Key Takeaways
- Biohub began with an audacious goal from Mark Zuckerberg: to “cure, prevent and manage all disease by the end of the century,” a vision Priscilla Chan admits was met with laughter by Nobel-winning scientists.
- The mission quickly pivoted from directly curing diseases to building powerful, open-source tools that accelerate the entire scientific field, rather than tackling every disease head-on.
- Their core strategy hinges on coupling frontier AI labs with frontier biology efforts. This isn't just about applying existing AI; it's about generating novel biological data specifically to train new AI models, pushing biology from discovery to an engineering discipline.
- Alex Rives emphasizes the need for a new institutional model where frontier AI and frontier biology are in constant feedback, allowing models to learn directly from living systems.
- This ambitious approach relies on Biohub's Hierarchical Approach to Biological Systems Modeling to systematically understand biology, starting from its most basic building blocks.
The Biohub's Hierarchical Approach to Biological Systems Modeling
Biohub recognizes that truly understanding and eventually engineering biological systems requires a structured, multi-level modeling effort. You can't just jump to the big picture; you have to build understanding from the ground up, ensuring a complete description at each stage.
- Level 1: Understand Protein Interactions:
You need to be able to understand the protein interactions in order to be able to understand how cells work. So you can't just go straight to cells in a way without understanding the protein modeling.
- Level 2: Understand How Cells Work:
If you're trying to understand something like the way the immune system works or a bunch of cells interact together, then it's tough to do that without first understanding cells. You kind of want to build the simulations at each level hierarchically, starting with the building blocks and the protein.

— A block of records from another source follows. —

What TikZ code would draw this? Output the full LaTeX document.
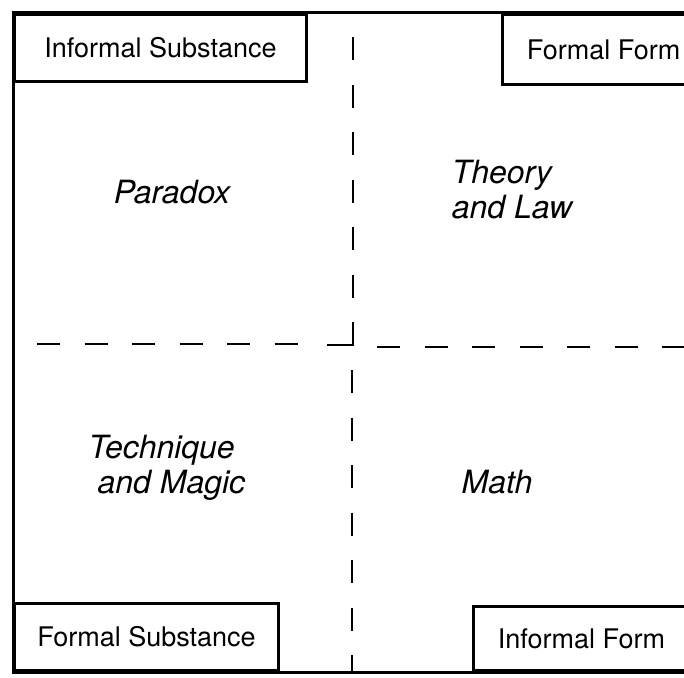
\documentclass[tikz,border=0pt]{standalone}
\usepackage{fontspec}
\setmainfont{TeX Gyre Heros}
\usetikzlibrary{positioning}
\tikzset{
	framebox/.style={
			draw=black,
			line width=3pt,
			fill=white,
			inner sep=0pt,
			font=\fontsize{27}{30}\selectfont
		},
	quadlabel/.style={
			align=left,
			inner sep=0pt,
			font=\fontsize{32}{35}\selectfont\itshape
		},
	splitline/.style={
			line width=2.2pt,
			dash pattern=on 23pt off 24.5pt
		}
}

\begin{document}
\begin{tikzpicture}[x=1pt, y=-1pt]
\useasboundingbox (0,0) rectangle (684,677);
\clip (0,0) rectangle (684,677);

% outer frame
\draw[line width=3pt] (720,13) -- (13,13) -- (13,672) -- (720,672);

% corner boxes
\node[framebox, anchor=north west, minimum width=292, minimum height=67] (infsub) at (13,13) {Informal Substance\hspace{10pt}};
\node[framebox, anchor=north west, minimum width=202, minimum height=70] (formform) at (501,13) {Formal Form};
\node[framebox, anchor=south west, minimum width=264, minimum height=67] (formsub) at (13,672) {Formal Substance};
\node[framebox, anchor=south west, minimum width=216, minimum height=64] (infform) at (472,672) {Informal Form};

% dashed split
\coordinate (vtop) at (353,37);
\coordinate (vmid) at (353,322);
\coordinate (corner) at (353,345);
\coordinate (cleft) at (327,345);
\coordinate (hleft) at (37,344);
\coordinate (hleftend) at (300,344);
\coordinate (hright) at (377,347);
\coordinate (hrightend) at (700,347);
\coordinate (vlow) at (352,370);
\coordinate (vbot) at (352,672);

\draw[splitline] (vtop) -- (vmid);
\draw[line width=2.2pt] (vmid) -- (corner) -- (cleft);
\draw[splitline] (hleft) -- (hleftend);
\draw[splitline] (hright) -- (hrightend);
\draw[splitline] (vlow) -- (vbot);

% quadrant labels
\node[quadlabel] (paradox) at (172,192) {Paradox};
\node[quadlabel] (theory) at (512,190) {Theory\\and Law};
\node[quadlabel] (technique) at (167,468) {Technique\\\ and Magic};
\node[quadlabel] (math) at (497,482) {Math};

\end{tikzpicture}
\end{document}
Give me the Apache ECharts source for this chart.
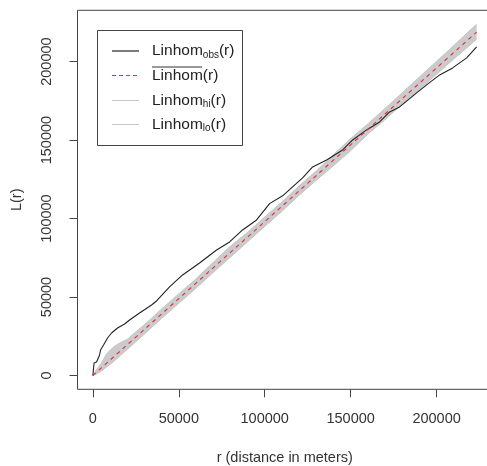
<!DOCTYPE html>
<html>
<head>
<meta charset="utf-8">
<script src="https://cdn.jsdelivr.net/npm/echarts@6/dist/echarts.min.js"></script>
<style>
html,body{margin:0;padding:0;background:#fff;}
#chart{width:487px;height:466px;}
</style>
</head>
<body>
<div id="chart"></div>
<script>
// ---- data ----
var xTicks = [0, 50000, 100000, 150000, 200000];
var yTicks = [0, 50000, 100000, 150000, 200000];

// observed Linhom(r)
var obsR = [0, 700, 2150, 3900, 4480, 6230, 8550, 10880, 14370, 18450, 21350, 27170, 34160, 37060, 44630, 52200, 62090, 71990, 79550, 87120, 95270, 102830, 110400, 122040, 127860, 136010, 145320, 151140, 159290, 166850, 172670, 178490, 188380, 194200, 201770, 209330, 217480, 223300];
var obsL = [0, 7970, 8600, 13070, 16250, 19440, 23900, 27080, 30270, 32820, 35370, 39830, 44930, 47480, 56410, 64060, 71710, 79990, 85090, 92740, 99110, 109500, 114500, 125880, 132890, 137360, 143730, 150100, 156480, 161570, 167950, 171140, 180060, 185160, 191530, 195990, 202370, 209380];

// simulation envelope and mean
var envR  = [0, 2000, 5000, 8000, 12000, 16000, 20000, 25000, 30000, 40000, 50000, 60000, 70000, 80000, 90000, 100000, 110000, 120000, 130000, 140000, 150000, 160000, 170000, 180000, 190000, 200000, 210000, 220000, 223300];
var theoL = [0, 1960, 4900, 7840, 11760, 15680, 19600, 24500, 29400, 39200, 49000, 58800, 68600, 78400, 88200, 98000, 107800, 117600, 127400, 137200, 147000, 156800, 166600, 176400, 186200, 196000, 205800, 215600, 218800];
var hiL   = [0, 3460, 8000, 13800, 18200, 21000, 23000, 27800, 32400, 42400, 52000, 61600, 72100, 82400, 91200, 101000, 110600, 120800, 130400, 140700, 151000, 160300, 170100, 180200, 190200, 200200, 210300, 220600, 223800];
var loL   = [0, 960, 2900, 5340, 8760, 12680, 16600, 21500, 26400, 36400, 46000, 55600, 65600, 75400, 85200, 95000, 104600, 114800, 124400, 133700, 143200, 153800, 163100, 172900, 182200, 192000, 201600, 211100, 214300];

function zip(a, b) { var o = []; for (var i = 0; i < a.length; i++) o.push([a[i], b[i]]); return o; }
function plain(v) { return String(v); }

var FONT = 'Liberation Sans, Arial, sans-serif';
var chart = echarts.init(document.getElementById('chart'));

var subRich = { a: { fontSize: 15.5, fontFamily: FONT, lineHeight: 18, fill: '#222' },
                s: { fontSize: 10, fontFamily: FONT, lineHeight: 11, verticalAlign: 'bottom', fill: '#222' } };

var option = {
  animation: false,
  backgroundColor: '#fff',
  grid: {
    show: true, left: 77.5, top: 10.3, width: 414.5, height: 379,
    containLabel: false, outerBoundsMode: 'none',
    borderColor: '#444', borderWidth: 1, backgroundColor: 'transparent'
  },
  xAxis: {
    type: 'value', min: -8932, max: 232232,
    name: 'r (distance in meters)', nameLocation: 'middle', nameGap: 61,
    nameTextStyle: { fontSize: 14.5, color: '#333', fontFamily: FONT },
    axisLine: { show: false, onZero: false },
    splitLine: { show: false },
    axisTick: { show: true, length: 8, inside: false, customValues: xTicks, lineStyle: { color: '#444' } },
    axisLabel: { customValues: xTicks, formatter: plain, margin: 22, fontSize: 14.5, color: '#333', fontFamily: FONT }
  },
  yAxis: {
    type: 'value', min: -8800, max: 232700,
    name: 'L(r)', nameLocation: 'middle', nameGap: 53,
    nameTextStyle: { fontSize: 14.5, color: '#333', fontFamily: FONT },
    axisLine: { show: false, onZero: false },
    splitLine: { show: false },
    axisTick: { show: true, length: 8, inside: false, customValues: yTicks, lineStyle: { color: '#444' } },
    axisLabel: { customValues: yTicks, formatter: plain, rotate: 90, margin: 23, fontSize: 14.5, color: '#333', fontFamily: FONT }
  },
  series: [
    {
      type: 'custom', silent: true, z: 1,
      data: [[0, 0]],
      renderItem: function (params, api) {
        var pts = [];
        for (var i = 0; i < envR.length; i++) pts.push(api.coord([envR[i], hiL[i]]));
        for (var j = envR.length - 1; j >= 0; j--) pts.push(api.coord([envR[j], loL[j]]));
        return { type: 'polygon', shape: { points: pts }, style: { fill: '#cbcbcb', stroke: null } };
      }
    },
    { name: 'hi', type: 'line', data: zip(envR, hiL), showSymbol: false, silent: true, z: 2,
      lineStyle: { color: '#c6c6c6', width: 1 } },
    { name: 'lo', type: 'line', data: zip(envR, loL), showSymbol: false, silent: true, z: 2,
      lineStyle: { color: '#c6c6c6', width: 1 } },
    { name: 'obs', type: 'line', data: zip(obsR, obsL), showSymbol: false, silent: true, z: 3,
      lineStyle: { color: '#222', width: 1.1 } },
    { name: 'theo', type: 'line', data: zip(envR, theoL), showSymbol: false, silent: true, z: 4,
      lineStyle: { color: '#e8283c', width: 1.1, type: [4, 4] } }
  ],
  graphic: [
    { type: 'rect', z: 100, shape: { x: 97.5, y: 30.5, width: 145, height: 115 },
      style: { fill: '#fff', stroke: '#444', lineWidth: 1 } },
    { type: 'line', z: 101, shape: { x1: 112, y1: 51, x2: 139, y2: 51 }, style: { stroke: '#333', lineWidth: 1.3 } },
    { type: 'line', z: 101, shape: { x1: 112, y1: 75.5, x2: 139, y2: 75.5 }, style: { stroke: '#e8283c', lineWidth: 1.2, lineDash: [4, 3] } },
    { type: 'line', z: 101, shape: { x1: 112, y1: 100.5, x2: 139, y2: 100.5 }, style: { stroke: '#c6c6c6', lineWidth: 1 } },
    { type: 'line', z: 101, shape: { x1: 112, y1: 124.5, x2: 139, y2: 124.5 }, style: { stroke: '#c6c6c6', lineWidth: 1 } },
    { type: 'line', z: 101, shape: { x1: 152, y1: 67, x2: 202, y2: 67 }, style: { stroke: '#333', lineWidth: 1 } },
    { type: 'text', z: 101, x: 152, y: 51, style: { text: '{a|Linhom}{s|obs}{a|(r)}', verticalAlign: 'middle', fill: '#222', rich: subRich } },
    { type: 'text', z: 101, x: 152, y: 75.5, style: { text: '{a|Linhom(r)}', verticalAlign: 'middle', fill: '#222', rich: subRich } },
    { type: 'text', z: 101, x: 152, y: 100.5, style: { text: '{a|Linhom}{s|hi}{a|(r)}', verticalAlign: 'middle', fill: '#222', rich: subRich } },
    { type: 'text', z: 101, x: 152, y: 124.5, style: { text: '{a|Linhom}{s|lo}{a|(r)}', verticalAlign: 'middle', fill: '#222', rich: subRich } }
  ]
};
chart.setOption(option);
</script>
</body>
</html>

- Level 3: Understand Complex Systems (e.g., Immune System, Multi-Cell Interactions):
You can understand complex systems by building up simulations hierarchically, ensuring a complete description and models that generalize by having the right basis for modeling at every level.
When This Works (and When It Doesn't)
This hierarchical approach is essential “if you really want to understand how a biological system is going to work,” as the Biohub team suggests, starting with basic building blocks like proteins. It’s ideal for ambitious, long-term endeavors aimed at achieving a fundamental, comprehensive understanding of a complex system, not just a surface-level fix. It's how you move from observation to engineering, from "what happens" to “how to make it happen.”
However, this deep, multi-level modeling requires immense resources, specialized talent across disciplines (AI, biology, engineering), and significant time. It's not a framework for quick, heuristic solutions or for problems where a 'good enough' answer is acceptable. For a founder racing to a Minimum Viable Product, attempting a full hierarchical simulation might be overkill. It also breaks down if the underlying "building blocks" at Level 1 are poorly defined or unobservable. If your system's fundamental interactions are unknown or too noisy, you'll struggle to build reliable models further up the chain.
What to Do With This
As a founder building a complex product or system, you might not be curing diseases, but you are building a biological system of a different kind—an organization, a product, a market. Apply Biohub's hierarchical modeling to your own domain this week. Pick a critical, complex system within your business, like customer churn or onboarding, and break it down:
1. Level 1 (Protein Interactions): Identify Atomic Actions. What are the smallest, discrete actions or data points? For customer churn, this might be a single login, a feature click, a support ticket, or a payment failure. Don't aggregate yet; get to the rawest signal.
2. Level 2 (How Cells Work): Understand Module Behavior. How do these atomic actions combine into meaningful user behaviors or product interactions? Does a sequence of feature clicks lead to feature adoption? Does a lack of logins and no support tickets indicate disengagement? Model these 'cellular' units of behavior.
3. Level 3 (Complex Systems): Model Ecosystem Interactions. How do these modules interact to form the overall system you're trying to understand or optimize? How does product usage, support interactions, and billing status combine to predict overall customer lifetime value or churn risk? Building your simulation hierarchically like this, rather than trying to model everything at once, will reveal the true leverage points and prevent you from mistaking symptoms for root causes. Your goal is not just to observe churn, but to engineer its prevention by understanding its underlying mechanisms.